On top of a Backend you create one more vPools. You could compare this with creating a LUN on a traditional SAN. The benefit of having the split between a Backend and a vPool allows to have additional flexibility:

  • You can assign a vPool per customer or per department. This means you can for example bill per used GB.
  • You can set a different encryption passphrase per vPool.
  • You can enable or disable compression per vPool.
  • You can set the replication factor per vPool. For example a “test” vPool, where you store only a single copy of the Storage Container Objects (SCOs) but for production servers you can configure 3-way replication.

On top of the vPool, configured as a Datastore in VMware or a mountpoint in KVM, you can create vMachines. Each vMachine can have multiple vDisks, Virtual disks. For now vmdk and raw files are supported.
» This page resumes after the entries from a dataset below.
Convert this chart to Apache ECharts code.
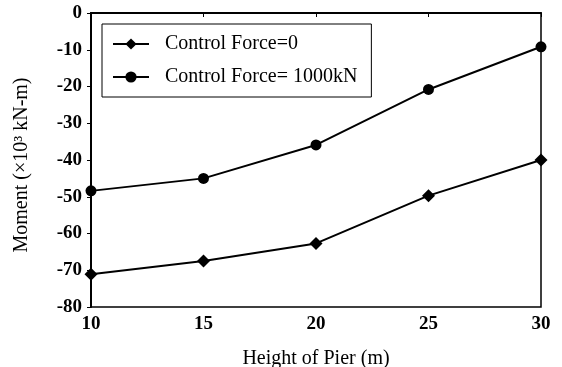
<!DOCTYPE html>
<html>
<head>
<meta charset="utf-8">
<script src="https://cdn.jsdelivr.net/npm/echarts@6/dist/echarts.min.js"></script>
<style>
  html, body { margin: 0; padding: 0; background: #fff; }
  #chart { width: 562px; height: 367px; }
</style>
</head>
<body>
<div id="chart"></div>
<script>
// pier heights (m)
const heights = [10, 15, 20, 25, 30]
// moment, x10^3 kN-m
const forceZero = [-71.1, -67.5, -62.7, -49.7, -40.0]
const force1000 = [-48.4, -45.0, -35.9, -20.8, -9.2]
const seriesNames = ['Control Force=0', 'Control Force= 1000kN']

const font = '"Liberation Serif", "Times New Roman", serif'
const chart = echarts.init(document.getElementById('chart'))

const toPairs = (vals) => heights.map((h, i) => [h, vals[i]])

const option = {
  backgroundColor: '#fff',
  animation: false,
  grid: {
    left: 91,
    right: 21,
    top: 13,
    bottom: 60,
    outerBoundsMode: 'none',
    show: true,
    borderColor: '#000',
    borderWidth: 1.5,
  },
  legend: {
    orient: 'vertical',
    left: 102,
    top: 24,
    padding: [10, 14, 10, 10],
    itemGap: 13,
    itemWidth: 36,
    itemHeight: 14,
    backgroundColor: '#fff',
    borderColor: '#000',
    borderWidth: 1,
    textStyle: {
      fontFamily: font,
      fontSize: 20,
      color: '#000',
      padding: [0, 0, 0, 11],
    },
    data: seriesNames,
  },
  xAxis: {
    type: 'value',
    min: 10,
    max: 30,
    interval: 5,
    name: 'Height of Pier (m)',
    nameLocation: 'middle',
    nameGap: 42,
    nameTextStyle: { fontFamily: font, fontSize: 20, color: '#000' },
    axisLine: { show: true, lineStyle: { color: '#000', width: 2 } },
    axisTick: { show: true, length: 4, lineStyle: { color: '#000', width: 1 } },
    axisLabel: { fontFamily: font, fontSize: 19, fontWeight: 'bold', color: '#000', margin: 8 },
    splitLine: { show: false },
  },
  yAxis: {
    type: 'value',
    min: -80,
    max: 0,
    interval: 10,
    name: 'Moment (×10³ kN-m)',
    nameLocation: 'middle',
    nameGap: 59,
    nameTextStyle: { fontFamily: font, fontSize: 20, color: '#000', padding: [0, 10, 0, 0] },
    axisLine: { show: true, lineStyle: { color: '#000', width: 2 } },
    axisTick: { show: true, length: 4, lineStyle: { color: '#000', width: 1 } },
    axisLabel: { fontFamily: font, fontSize: 19, fontWeight: 'bold', color: '#000', margin: 9 },
    splitLine: { show: false },
  },
  series: [
    {
      name: seriesNames[0],
      type: 'line',
      data: toPairs(forceZero),
      symbol: 'diamond',
      symbolSize: 13,
      lineStyle: { color: '#000', width: 2 },
      itemStyle: { color: '#000' },
    },
    {
      name: seriesNames[1],
      type: 'line',
      data: toPairs(force1000),
      symbol: 'circle',
      symbolSize: 11,
      lineStyle: { color: '#000', width: 2 },
      itemStyle: { color: '#000' },
    },
  ],
}

chart.setOption(option)
</script>
</body>
</html>
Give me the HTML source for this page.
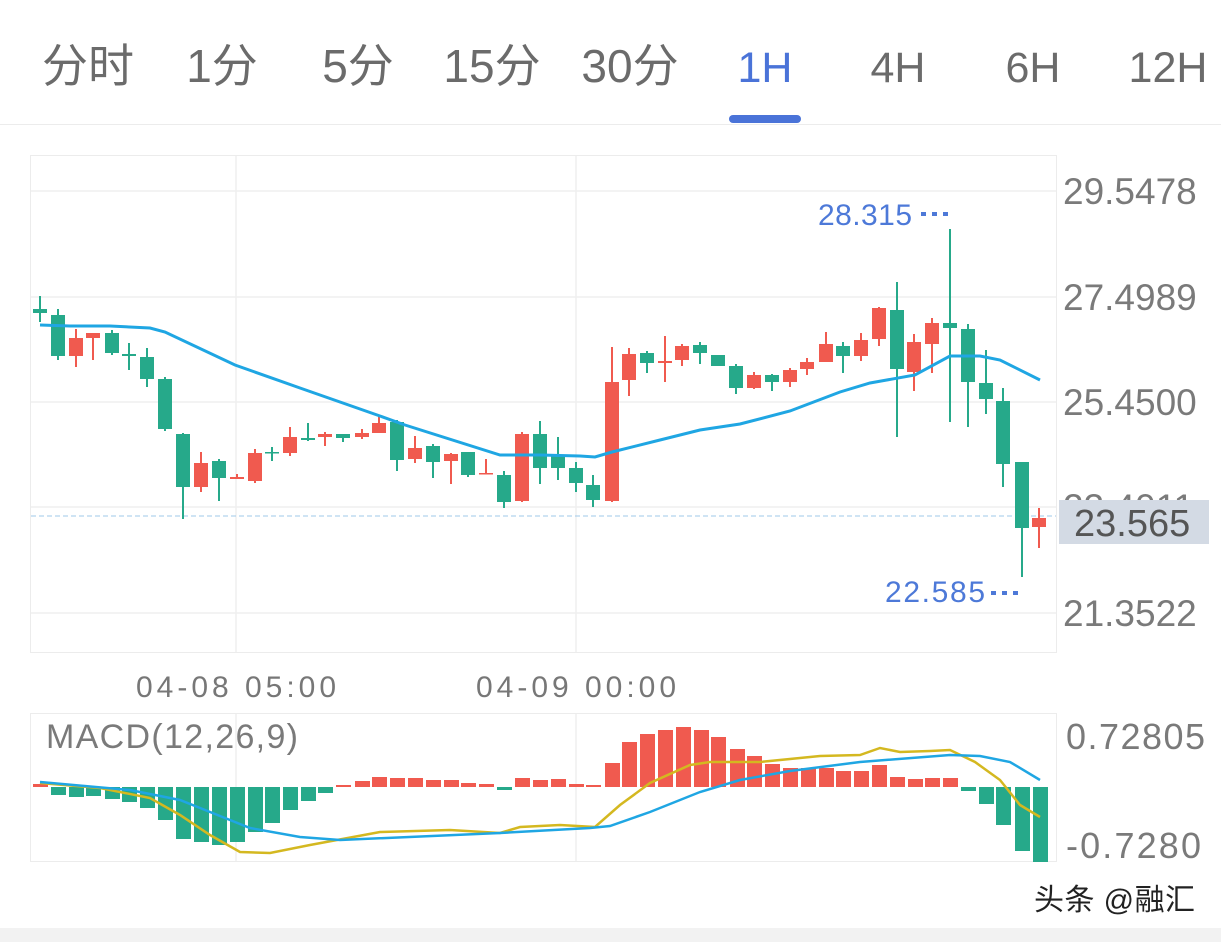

*A quick how-to convert a server with only SATA drives into a storage server you can use as Backend:
On the hypervisor host:

Install Open vStorage (apt-get install openvstorage-hc) as explained in the documentation and run the ovs setup command.

On the storage server:

  • The storage server must have an OS disk and at least 3 empty disks for the storage backend.
  • Setup the storage server with Ubuntu LTS 14.04.2. Make sure the storage server is in the same network as the compute host.
  • Execute following to setup the program that will manage the disks of the storage server:
    echo "deb http://apt-ovs.cloudfounders.com beta/" > /etc/apt/sources.list.d/ovsaptrepo.list
    apt-get update
    apt-get install openvstorage-sdm
  • Retrieve the automatically generated password from the config:
    cat /opt/alba-asdmanager/config/config.json
    ...
    "password": "u9Q4pQ76e0VJVgxm6hasdfasdfdd",
    ...

On the hypervisor host:

  • Login and go to Backends.
  • Click the add Backend button, specify a name and select Open vStorage Backend as type. Click Finish and wait until the status becomes green.
  • In the Backend details page of the freshly created Backend, click the Discover button. Wait until the storage server pops up and click on the + icon to add it. When asked for credentials use root as login and the password retrieved above.
  • Next follow the standard procedure to claim the disks of the storage server and add them to the Backend.